Handling Difficult Audiences
Posted July 12, 2011on:
You’ve prepared, you’ve practiced, and you’re rearing to go. Pumped with adrenaline and ready to take on all challengers, you walk into the arena where you’re met with an angry,hostile, resentful audience.
Whether you’re speaking to an assembly of 1 or 1,000 managing your listener’s negativity is paramount if you’re to communicate successfully. Panicking will get you nowhere. By applying the 3-D principle: Depersonalise,Detach, and Defuse you’ll increase your confidence and come off looking like a star.

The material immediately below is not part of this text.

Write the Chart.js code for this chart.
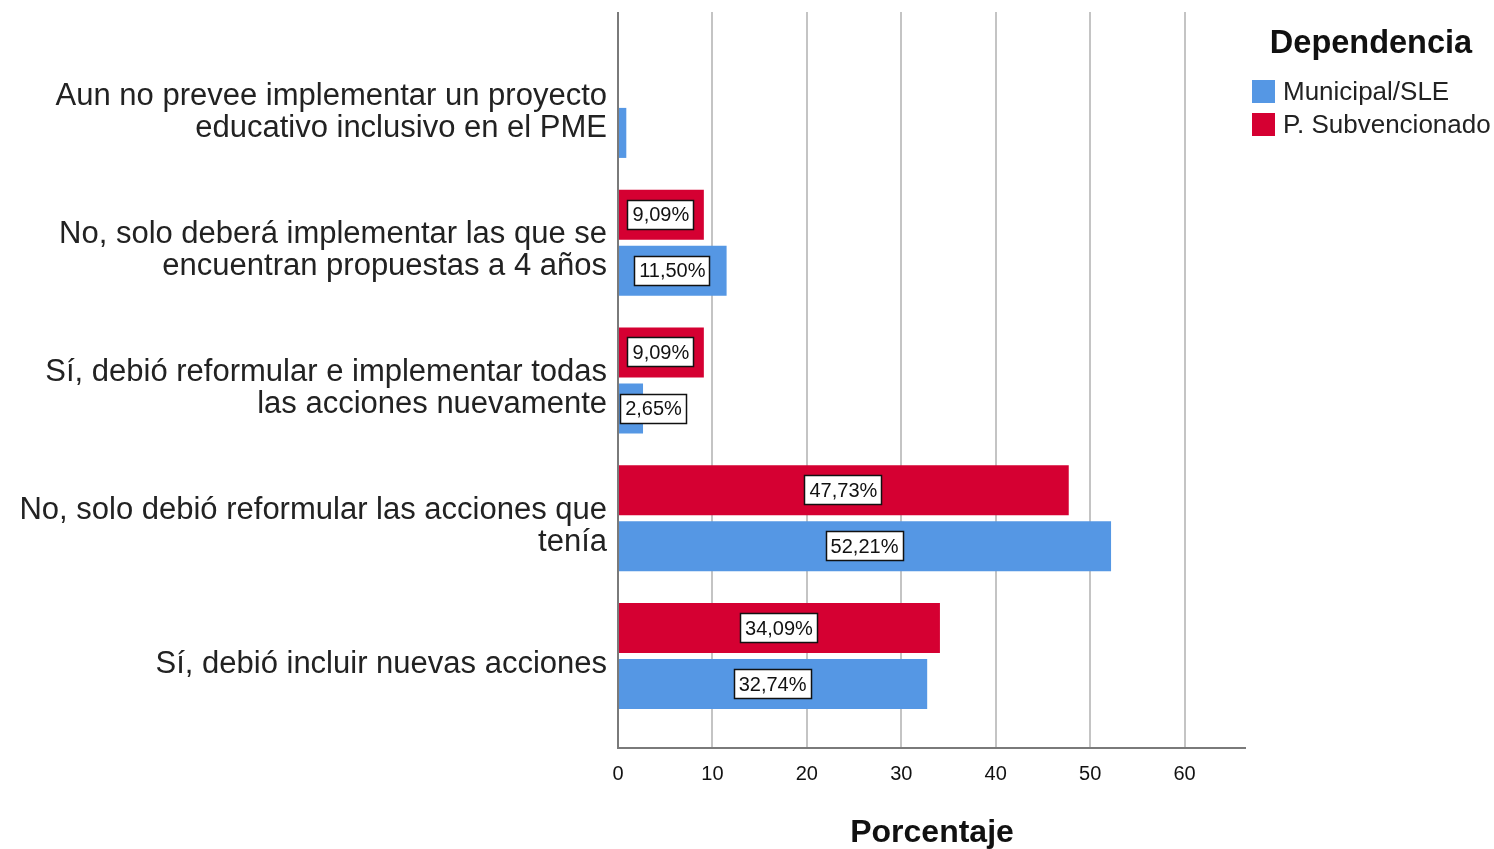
<!DOCTYPE html>
<html>
<head>
<meta charset="utf-8">
<script src="https://cdn.jsdelivr.net/npm/chart.js@4/dist/chart.umd.min.js"></script>
<style>
  html, body { margin: 0; padding: 0; background: #fff; }
  #wrap { position: relative; width: 1494px; height: 849px; }
</style>
</head>
<body>
<div id="wrap"><canvas id="grafico"></canvas></div>
<script>
// Datos
const categorias = [
  ['Aun no prevee implementar un proyecto', 'educativo inclusivo en el PME'],
  ['No, solo deberá implementar las que se', 'encuentran propuestas a 4 años'],
  ['Sí, debió reformular e implementar todas', 'las acciones nuevamente'],
  ['No, solo debió reformular las acciones que', 'tenía'],
  ['Sí, debió incluir nuevas acciones']
];
const subvencionado = [0, 9.09, 9.09, 47.73, 34.09];
const municipal = [0.88, 11.50, 2.65, 52.21, 32.74];
const ticksX = [0, 10, 20, 30, 40, 50, 60];

const AZUL = '#5597e4';
const ROJO = '#d50032';
const FUENTE = '"Liberation Sans", Arial, sans-serif';

// Rejilla y ejes (se extienden más allá del área de las barras, como en SPSS)
const rejilla = {
  id: 'rejilla',
  beforeDatasetsDraw(chart) {
    const { ctx, chartArea: a, scales: { x } } = chart;
    const top = a.top - 24, bottom = a.bottom + 23;
    ctx.save();
    ctx.strokeStyle = '#c4c4c4';
    ctx.lineWidth = 2;
    x.ticks.forEach(t => {
      if (t.value === 0) return;
      const px = Math.round(x.getPixelForValue(t.value));
      ctx.beginPath();
      ctx.moveTo(px, top);
      ctx.lineTo(px, bottom);
      ctx.stroke();
    });
    ctx.restore();
  },
  afterDatasetsDraw(chart) {
    const { ctx, chartArea: a } = chart;
    const top = a.top - 24, bottom = a.bottom + 23;
    ctx.save();
    ctx.strokeStyle = '#7a7a7a';
    ctx.lineWidth = 2;
    ctx.beginPath();
    ctx.moveTo(a.left, top);
    ctx.lineTo(a.left, bottom);
    ctx.lineTo(a.right, bottom);
    ctx.stroke();
    ctx.restore();
  }
};

// Etiquetas con recuadro blanco sobre las barras
const etiquetas = {
  id: 'etiquetas',
  afterDatasetsDraw(chart) {
    const ctx = chart.ctx;
    ctx.save();
    ctx.font = '20px ' + FUENTE;
    ctx.textAlign = 'center';
    ctx.textBaseline = 'middle';
    chart.data.datasets.forEach((ds, i) => {
      chart.getDatasetMeta(i).data.forEach((bar, j) => {
        const v = ds.data[j];
        if (v < 1) return;
        const txt = v.toFixed(2).replace('.', ',') + '%';
        const w = Math.round(ctx.measureText(txt).width + 10);
        const h = 30;
        let cx = (bar.x + bar.base) / 2;
        cx = Math.max(cx, bar.base + 2 + w / 2);
        const bx = Math.round(cx - w / 2), by = Math.round(bar.y - h / 2);
        ctx.fillStyle = '#fff';
        ctx.fillRect(bx, by, w, h);
        ctx.strokeStyle = '#111';
        ctx.lineWidth = 1.5;
        ctx.strokeRect(bx + 0.5, by + 0.5, w - 1, h - 1);
        ctx.fillStyle = '#111';
        ctx.fillText(txt, cx, bar.y + 1);
      });
    });
    ctx.restore();
  }
};

// Leyenda a la derecha
const leyenda = {
  id: 'leyenda',
  afterDraw(chart) {
    const { ctx, chartArea: a } = chart;
    ctx.save();
    ctx.fillStyle = '#111';
    ctx.font = 'bold 32.5px ' + FUENTE;
    ctx.textAlign = 'center';
    ctx.textBaseline = 'middle';
    ctx.fillText('Dependencia', a.right + 125, a.top + 8);
    ctx.font = '26px ' + FUENTE;
    ctx.textAlign = 'left';
    const items = chart.data.datasets.slice().reverse();
    items.forEach((ds, k) => {
      const cy = a.top + 56 + k * 33;
      ctx.fillStyle = ds.backgroundColor;
      ctx.fillRect(a.right + 6, cy - 12, 23, 23);
      ctx.fillStyle = '#222';
      ctx.fillText(ds.label, a.right + 37, cy + 1);
    });
    ctx.restore();
  }
};

new Chart(document.getElementById('grafico'), {
  type: 'bar',
  data: {
    labels: categorias,
    datasets: [
      { label: 'P. Subvencionado', data: subvencionado, backgroundColor: ROJO, borderWidth: 0 },
      { label: 'Municipal/SLE', data: municipal, backgroundColor: AZUL, borderWidth: 0 }
    ]
  },
  options: {
    indexAxis: 'y',
    responsive: true,
    maintainAspectRatio: false,
    animation: false,
    layout: { padding: { top: 36, right: 248, bottom: 0, left: 0 } },
    datasets: {
      bar: { categoryPercentage: 0.813, barPercentage: 0.893 }
    },
    plugins: {
      legend: { display: false },
      tooltip: { enabled: false }
    },
    scales: {
      x: {
        type: 'linear',
        min: 0,
        max: 66.5,
        grid: { display: false },
        border: { display: false },
        afterFit: s => { s.height = 124; },
        afterBuildTicks: s => { s.ticks = ticksX.map(v => ({ value: v })); },
        ticks: {
          padding: 29,
          color: '#111',
          font: { family: FUENTE, size: 20 }
        },
        title: {
          display: true,
          text: 'Porcentaje',
          color: '#111',
          padding: { top: 0, bottom: -3 },
          font: { family: FUENTE, size: 32, weight: 'bold' }
        }
      },
      y: {
        grid: { display: false },
        border: { display: false },
        afterFit: s => { s.width = 618; },
        ticks: {
          padding: 3,
          labelOffset: 8,
          color: '#222',
          font: { family: FUENTE, size: 31, lineHeight: 32 / 31 }
        }
      }
    }
  },
  plugins: [rejilla, etiquetas, leyenda]
});
</script>
</body>
</html>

- Depersonalise People carry their own agenda and personal baggage. Someone’s response to you may have nothing to do with you personally. For example, a client was struggling with a member of her staff, who was named Donna. It turned out that the client’s husband had recently left her for another woman, whose name was also Donna. The problem wasn’t the staff member’s capability or competency, it was her name. Lesson learned? Don’t take it personally.
Contain your feelings, expunge your ego, and distance yourself from the emotion. Engaging with the attacker sets up a
competitive dynamic in which one wins and the other loses. By remaining open and asking questions for gaining clarity you’ll neutralise the situation.
- Defuse A bit of appropriate humour goes a long way in defusing negative energy. If your tension rises and you respond defensively, the negativity will increase. Remember: Respond to the situation; don’t react to the person.
Knowing What Triggers Your Reactions
There are people in this world who just annoy you and you don’t know why. By investing time to recognise who and what sets you off you’ll increase your ability to handle whatever negativity gets thrown your way. Below are different types you might recognise as Triggers:
- The Know-It-All: This person has an answer for everything and wants to actively participate in your life. Acknowledge the positive
contribution the person makes, and that you will consider their input. You do not promise to act on their suggestions, just to consider them
- The Fault Finder: Whines and complains about everything and comes up with no solutions. This person takes pleasure in complaining. No matter what you say, they’ll respond with, “Yes, but…” Tell them that you are looking for solutions, not further problems, and that you would appreciate their suggestions.
- The Expert Challenger: These people need to be recognised for their expertise. Acknowledge their contributions and remain open to their input. By inviting and acknowledging the challenger’s expertise you’ll build rapport and create an ally.
- The Wanderer: This person immerses himself in the minutiae of the detail when a quick answer is all that’s required. To stop
them from droning on, cut in, summarise what they’ve said and thank them for their contribution.
- The Loser: This person never admits to being wrong or making a mistake. With low self-esteem, this person can only make himself feel better by making other people wrong. Let them save face by agreeing to disagree.
- The Controller: Dominance is paramount to this person. Able to intimidate others by monopolising a conversation or activity, you can control them by asking for others to respond. If the person continues to dominate the conversation/meeting/event take a break, and have a quiet word with them.
- The Talkers: No matter how good you are at connecting with an audience, there will be times when two or more people will engage in conversation during your presentation. If it’s a large audience, ignore the disruption. If they’re distracting the people near them, they’ll soon be told. If it happens in a smaller group, you’ll have to manage the distraction. You can do this is the following ways:
- Make eye contact and stop speaking until they look at you.
- Ask them directly to hold their conversation until the break.
- Walk toward them, stop in front of them, and keep talking.
- The Hecklers: Ignore them and continue as you planned. If you don’t respond to them, they’ll soon give up. If they continue, ask their name and what organisation they represent. This usually works because hecklers want to remain anonymous.
The point to remember about difficult audiences is that when someone is acting disruptively, it’s more often than not about something other than you. The person is suffering from an unmet need. Whether it’s the loser needing to be right, the complainer needing to be comforted, or the controller needing to dominate, by depersonalising, detaching, and defusing, you’ll remain in control and the other person’s negative behaviour might even disappear.